Madison Collins, 2020 Marine Mammals Education and Research at the New Engand Aquarium

Welcome aboard! My name is Maddie Collins and I’m a Marine Mammals Education and Research intern aboard New England Aquarium’s whale watch vessels. As a rising junior majoring in Biology and Environmental Studies I was excited to accept this internship in Boston as I wanted to educate, and research in the place I call home. I initially heard about this internship while working for Boston Harbor Cruises, and with previous experience at the New England Aquarium I thought I would be an ideal candidate when I saw the internship listed on Handshake. As I have always been passionate about marine ecology, my internship gave me a glimpse into potential career paths in my field of interest.
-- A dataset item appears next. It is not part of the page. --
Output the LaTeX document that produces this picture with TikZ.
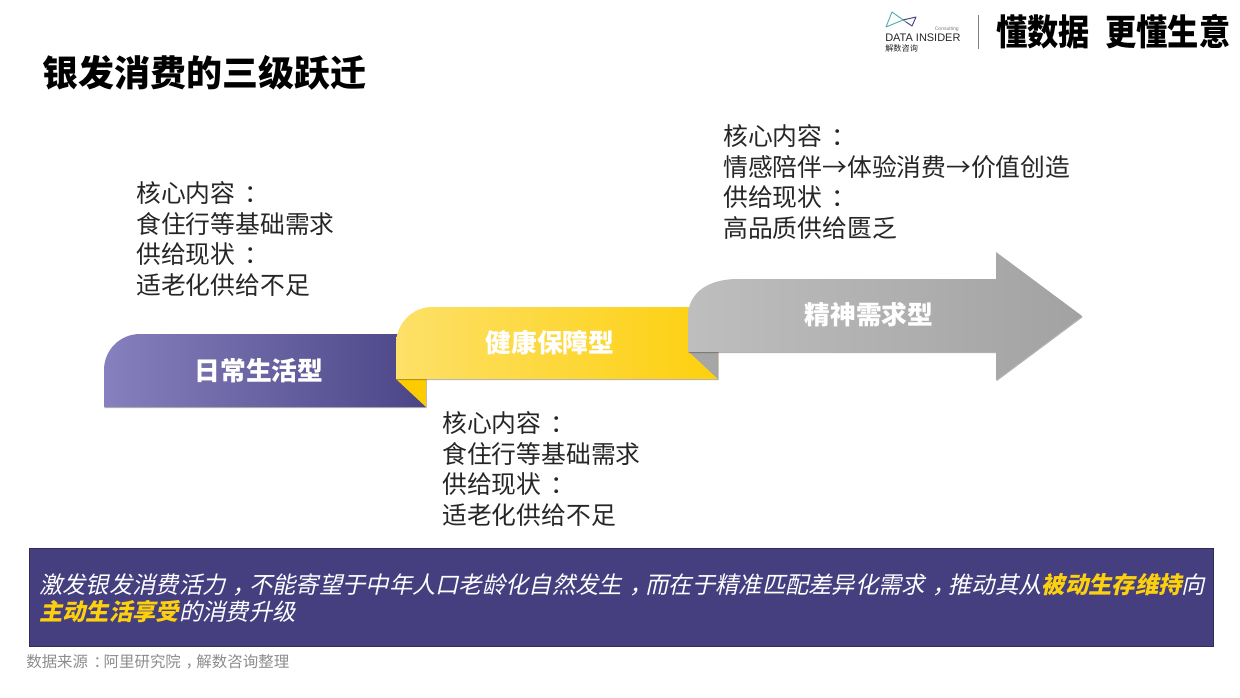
\documentclass[tikz,border=0pt]{standalone}
\usepackage{fontspec}
\usepackage{xcolor}
\usetikzlibrary{shadows}
\setmainfont{Noto Sans CJK SC}
\setsansfont{Liberation Sans}
\newfontfamily\slantfont[FakeSlant=0.22]{Noto Sans CJK SC}
\newcommand{\zhcolon}{\kern.36em\char"FF1A\kern-.36em}
\newcommand{\zhcomma}{\kern.3em\char"FF0C\kern-.3em}
\definecolor{violetL}{RGB}{135, 128, 190}
\definecolor{violetR}{RGB}{74, 69, 134}
\definecolor{banner}{RGB}{69, 63, 128}
\definecolor{goldL}{RGB}{253, 224, 104}
\definecolor{goldR}{RGB}{253, 208, 14}
\definecolor{goldfold}{RGB}{252, 203, 0}
\definecolor{greyL}{RGB}{190, 190, 190}
\definecolor{greyR}{RGB}{162, 162, 162}
\definecolor{greyfold}{RGB}{166, 166, 166}
\definecolor{note}{RGB}{140, 140, 140}
\definecolor{bodytext}{RGB}{38, 38, 38}
\definecolor{teal}{RGB}{90, 175, 175}
\tikzset{
  flatshadow/.style={drop shadow={shadow xshift=0.5pt,shadow yshift=-0.8pt,opacity=0.3,fill=black}},
  stage/.style={font=\fontsize{18.3}{20}\selectfont\bfseries, text=white, inner sep=0pt},
  infotext/.style={font=\fontsize{17.63}{21.85}\selectfont, text=bodytext, align=left, anchor=west, inner sep=0pt}
}

\begin{document}
\begin{tikzpicture}[x=0.025cm, y=-0.025cm]
\useasboundingbox (0,0) rectangle (1240,697);

% 标题
\node[anchor=west, inner sep=0pt, font=\fontsize{25.6}{28}\selectfont\bfseries, text=black] (title) at (42,73) {银发消费的三级跃迁};

% 标志
\draw[teal, line width=0.7pt, line join=round] (886,27) -- (892,12) -- (906,22);
\draw[teal, line width=0.7pt] (886,27) -- (903,20);
\draw[violetR, line width=0.7pt, line join=round] (903,20) -- (916,17) -- (912,26) -- (906,22);
\node[anchor=west, inner sep=0pt, font=\sffamily\fontsize{7.8}{10}\selectfont, text=bodytext] (brand) at (885,37.5) {DATA INSIDER};
\node[anchor=east, inner sep=0pt, font=\sffamily\fontsize{3.6}{4}\selectfont, text=gray] (consult) at (959,29) {Consulting};
\node[anchor=west, inner sep=0pt, font=\fontsize{5.8}{7}\selectfont, text=bodytext] (brandcn) at (885,48) {解数咨询};
\draw[gray, line width=0.6pt] (978,15) -- (978,49);
\node[anchor=west, inner sep=0pt, yscale=1.15, font=\fontsize{22.2}{24}\selectfont\bfseries, text=black] (slogan) at (996,32) {懂数据\kern.5em 更懂生意};

% 第一级
\path[left color=violetL, right color=violetR, flatshadow] (104,407) -- (104,370) .. controls (104,350) and (120,334) .. (140,334) -- (426,334) -- (426,407) -- cycle;
\fill[goldfold] (396,379) -- (426,379) -- (426,407) -- cycle;
\node[stage] (daily) at (259,371) {日常生活型};

% 第二级
\path[left color=goldL, right color=goldR, flatshadow] (396,379) -- (396,344) .. controls (396,324) and (412,307) .. (432,307) -- (718,307) -- (718,379) -- cycle;
\fill[greyfold] (688,351) -- (718,351) -- (718,379) -- cycle;
\node[stage] (health) at (550,343) {健康保障型};

% 第三级
\path[left color=greyL, right color=greyR, flatshadow] (688,352) -- (688,316) .. controls (688,296) and (704,279) .. (738,279) -- (996,279) -- (996,252) -- (1082,316) -- (996,380) -- (996,352) -- cycle;
\node[stage] (spirit) at (869,315) {精神需求型};

% 说明文字
\node[infotext] (dailytext) at (136,239) {核心内容\zhcolon\\食住行等基础需求\\供给现状\zhcolon\\适老化供给不足};
\node[infotext] (healthtext) at (442,469) {核心内容\zhcolon\\食住行等基础需求\\供给现状\zhcolon\\适老化供给不足};
\node[infotext] (spirittext) at (723,182) {核心内容\zhcolon\\情感陪伴→体验消费→价值创造\\供给现状\zhcolon\\高品质供给匮乏};

% 结论
\draw[draw=banner!70!black, fill=banner, line width=0.5pt] (29,548) rectangle (1213,646);
\node[anchor=west, inner sep=0pt, align=left, text=white, font=\fontsize{16.58}{19.2}\selectfont\slantfont] (summary) at (39,598) {激发银发消费活力\zhcomma{}不能寄望于中年人口老龄化自然发生\zhcomma{}而在于精准匹配差异化需求\zhcomma{}推动其从\textcolor{goldR}{\textbf{被动生存维持}}向\\\textcolor{goldR}{\textbf{主动生活享受}}的消费升级};

% 来源
\node[anchor=west, inner sep=0pt, text=note, font=\fontsize{11}{13}\selectfont] (source) at (26,662) {数据来源\zhcolon{}阿里研究院\zhcomma{}解数咨询整理};
\end{tikzpicture}
\end{document}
Since my first whale watch in May, I have worked alongside Naturalist on high speed catamarans. Although we depart from Central Wharf Boston, we venture as far out as 45 miles off shore to Stellwagen Bank, a national marine sanctuary. Traveling at 30 knots it takes about an hour to reach Stellwagen Bank. During this time interns and Naturalists educate passengers about the area’s geography as well as marine life we may find. Beginning with a tour of Boston Harbor’s natural history, and then teaching in the cabins, our goal is to connect how the area’s unique geography supports ecology for flagship species including Northern Atlantic Humpback Whales. Once we arrive on the Bank we keep an eye out for a vertical column of mist called a spout, which is produced by condensation exiting a whale’s lungs during an exhalation. Once spotted, we begin researching and narrating our observations. Research includes survey data, photo records for behaviors, and location of whales. When research is completed, we head back to Boston. While returning home we answer passenger’s questions and show them whale “biofacts” such as baleen, and vertebrae. After a four-hour trip we dock at Central Wharf, and conclude our whale watch.
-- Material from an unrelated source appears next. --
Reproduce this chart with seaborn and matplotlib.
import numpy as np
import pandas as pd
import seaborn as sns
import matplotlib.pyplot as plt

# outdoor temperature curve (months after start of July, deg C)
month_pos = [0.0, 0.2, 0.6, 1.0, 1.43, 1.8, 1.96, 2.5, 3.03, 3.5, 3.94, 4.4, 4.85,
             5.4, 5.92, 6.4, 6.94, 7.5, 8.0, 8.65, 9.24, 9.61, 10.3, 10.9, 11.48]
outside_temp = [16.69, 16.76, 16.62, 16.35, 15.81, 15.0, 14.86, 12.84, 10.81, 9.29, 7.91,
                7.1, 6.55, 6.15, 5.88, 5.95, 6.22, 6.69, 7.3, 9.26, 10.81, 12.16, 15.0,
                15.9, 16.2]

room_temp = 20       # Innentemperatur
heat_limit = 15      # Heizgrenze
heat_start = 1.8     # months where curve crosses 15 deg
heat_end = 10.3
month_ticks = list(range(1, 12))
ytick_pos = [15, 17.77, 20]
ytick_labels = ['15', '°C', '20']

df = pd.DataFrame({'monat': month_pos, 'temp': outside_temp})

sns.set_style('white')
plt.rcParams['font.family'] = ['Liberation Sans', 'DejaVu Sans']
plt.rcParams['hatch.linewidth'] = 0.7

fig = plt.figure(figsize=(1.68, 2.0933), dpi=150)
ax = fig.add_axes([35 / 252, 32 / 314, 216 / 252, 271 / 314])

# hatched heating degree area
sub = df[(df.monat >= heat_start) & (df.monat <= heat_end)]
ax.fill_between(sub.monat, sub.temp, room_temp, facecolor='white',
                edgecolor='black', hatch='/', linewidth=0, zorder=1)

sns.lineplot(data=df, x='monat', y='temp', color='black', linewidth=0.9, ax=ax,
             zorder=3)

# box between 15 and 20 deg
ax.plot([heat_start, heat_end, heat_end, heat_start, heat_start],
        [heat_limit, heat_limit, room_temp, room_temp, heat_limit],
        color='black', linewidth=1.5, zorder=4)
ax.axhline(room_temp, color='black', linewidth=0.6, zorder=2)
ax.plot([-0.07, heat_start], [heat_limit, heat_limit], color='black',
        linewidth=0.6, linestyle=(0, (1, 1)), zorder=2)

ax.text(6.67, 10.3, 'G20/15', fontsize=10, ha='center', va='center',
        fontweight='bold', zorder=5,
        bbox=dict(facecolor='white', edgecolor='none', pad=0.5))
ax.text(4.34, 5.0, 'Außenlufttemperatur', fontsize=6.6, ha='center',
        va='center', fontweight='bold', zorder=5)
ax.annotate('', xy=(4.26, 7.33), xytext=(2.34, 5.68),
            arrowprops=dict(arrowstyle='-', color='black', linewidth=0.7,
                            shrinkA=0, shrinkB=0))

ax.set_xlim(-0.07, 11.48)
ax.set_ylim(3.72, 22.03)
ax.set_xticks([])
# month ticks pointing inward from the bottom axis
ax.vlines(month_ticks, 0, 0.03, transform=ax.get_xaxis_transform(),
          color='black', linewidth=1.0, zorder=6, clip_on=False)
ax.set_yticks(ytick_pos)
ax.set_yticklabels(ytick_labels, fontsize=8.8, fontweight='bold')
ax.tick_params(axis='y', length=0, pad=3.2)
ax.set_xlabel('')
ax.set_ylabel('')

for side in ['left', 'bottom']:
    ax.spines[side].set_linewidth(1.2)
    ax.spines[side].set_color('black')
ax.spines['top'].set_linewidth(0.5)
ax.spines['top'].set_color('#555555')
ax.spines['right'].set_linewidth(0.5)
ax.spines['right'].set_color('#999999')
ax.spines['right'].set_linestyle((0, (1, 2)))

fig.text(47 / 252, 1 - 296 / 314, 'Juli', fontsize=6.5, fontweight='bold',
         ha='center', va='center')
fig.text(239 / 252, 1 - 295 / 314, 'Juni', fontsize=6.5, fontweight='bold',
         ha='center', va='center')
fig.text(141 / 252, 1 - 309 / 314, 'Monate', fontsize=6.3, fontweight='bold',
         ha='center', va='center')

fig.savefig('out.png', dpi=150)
It has been about three months since beginning my internship and throughout this past summer I have learned a great deal about my possible career trajectory. Since my freshman year, I have realized that my strengths as an accademic are grounded in analytics, but my interpersonal skills are more conducive to science communication and networking. For the past two years I have sought to find an experience that suits both my strengths, and my internship was the perfect fit. I discovered that in the moment I enjoy interacting with people, but in the long term I find fulfillment in piecing together my observations. Beyond Skidmore I will pursue programs and a career where I can utilize both these strengths.    

Since the New England Aquarium is a non-profit organization they rely on volunteers and interns to fulfill many necessary roles. In exchange for our dedication and service, the Aquarium offers experiential learning. Receiving funding allowed me opportunities to take first hand field data, and strengthen my abilities to communicate in science. Without the generous donation from Skidmore’s Summer Funded Internship grant I would not have been able to dedicate my time to this internship. Thank you!